Und das ist auch das große Problem, das ich mit diesen Fahrzeugen habe. Schön, dass die Kiellinie für Radfahrer freigegeben ist, die sich dann mit Schrittgeschwindigkeit fortbewegen dürfen. Wir können uns hier wohl alle denken, dass das eher mäßig klappt und es sehr unangenehm für Fußgänger ist, wenn mal rechts, mal links Fahrräder vorbeiflitzen, wenn geklingelt oder gepöbelt wird, weil Fußgänger auf „ihrer Fläche“ nicht schnell genug Platz gemacht haben. Dort auch noch Roller rein zu schicken, deren Nutzer im Regelfall nicht besonders vertraut mit der Handhabung dieser Fahrzeuge sind, halte ich für falsch. Ich habe in der Hamburger Mönckebergstraße in den letzten zwölf Monaten erleben dürfen, wie rücksichtslos ein nicht unerheblicher Teil der Fahrer plötzlich auf dem Gehwegen durch die Menschenmassen geknattert ist, da denke ich mir wirklich: Das brauche ich dann Bitteschön nicht noch nach Feierabend hier zu Hause.

Wie auch immer: Im Sinne der Straßenverkehrs-Ordnung und er Elektronkleinstfahrzeuge-Verordnung sind diese Fahrzeuge in Kiel momentan nur mäßig brauchbar. Dass tatsächlich an vielen Fahrradstraßen und Fußgängerzonen das notwendige Zusatzschild nachgerüstet wird, mag ich nicht so ganz glauben.
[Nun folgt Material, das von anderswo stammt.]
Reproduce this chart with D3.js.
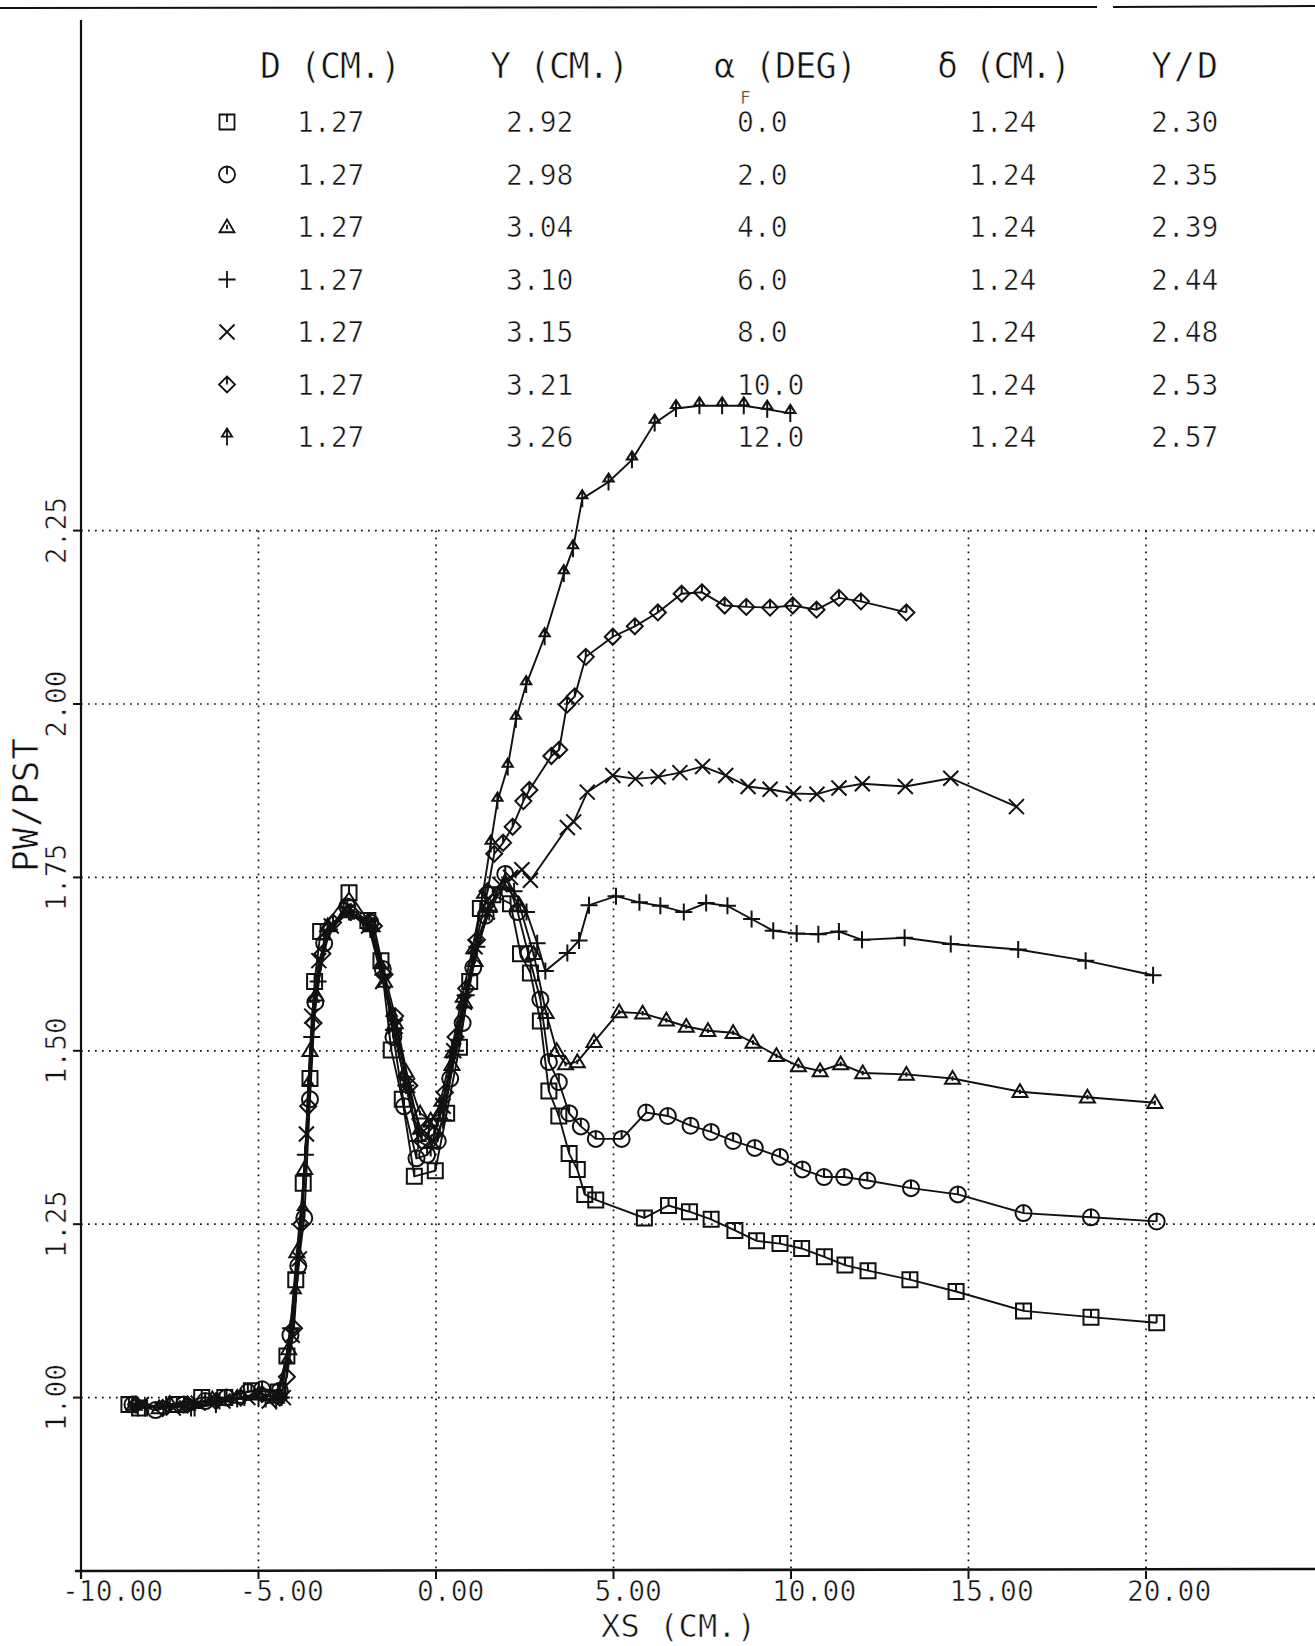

Und insofern bin ich gespannt, wie die Kontrollen der Polizei aussehen werden — ob man nur das Fahren auf Gehwegen und in der falschen Fahrtrichtung ahndet oder tatsächlich auch die Veloroute 10 und alle anderen Fahrradstraßen und Fußgängerzonen frei von diesen Rollern halten wird.
Denn auch wenn es sich momentan nur um einen einzigen Leihanbieter mit 200 Fahrzeugen handelt, habe ich nicht besonders viel Lust darauf, dass ich als Fußgänger den engen, zugeparkten Gehweg nicht nur mit reniteten Gehwegradlern teilen muss, sondern künftig auch noch von Rollerfahrern beiseite geklingelt werde.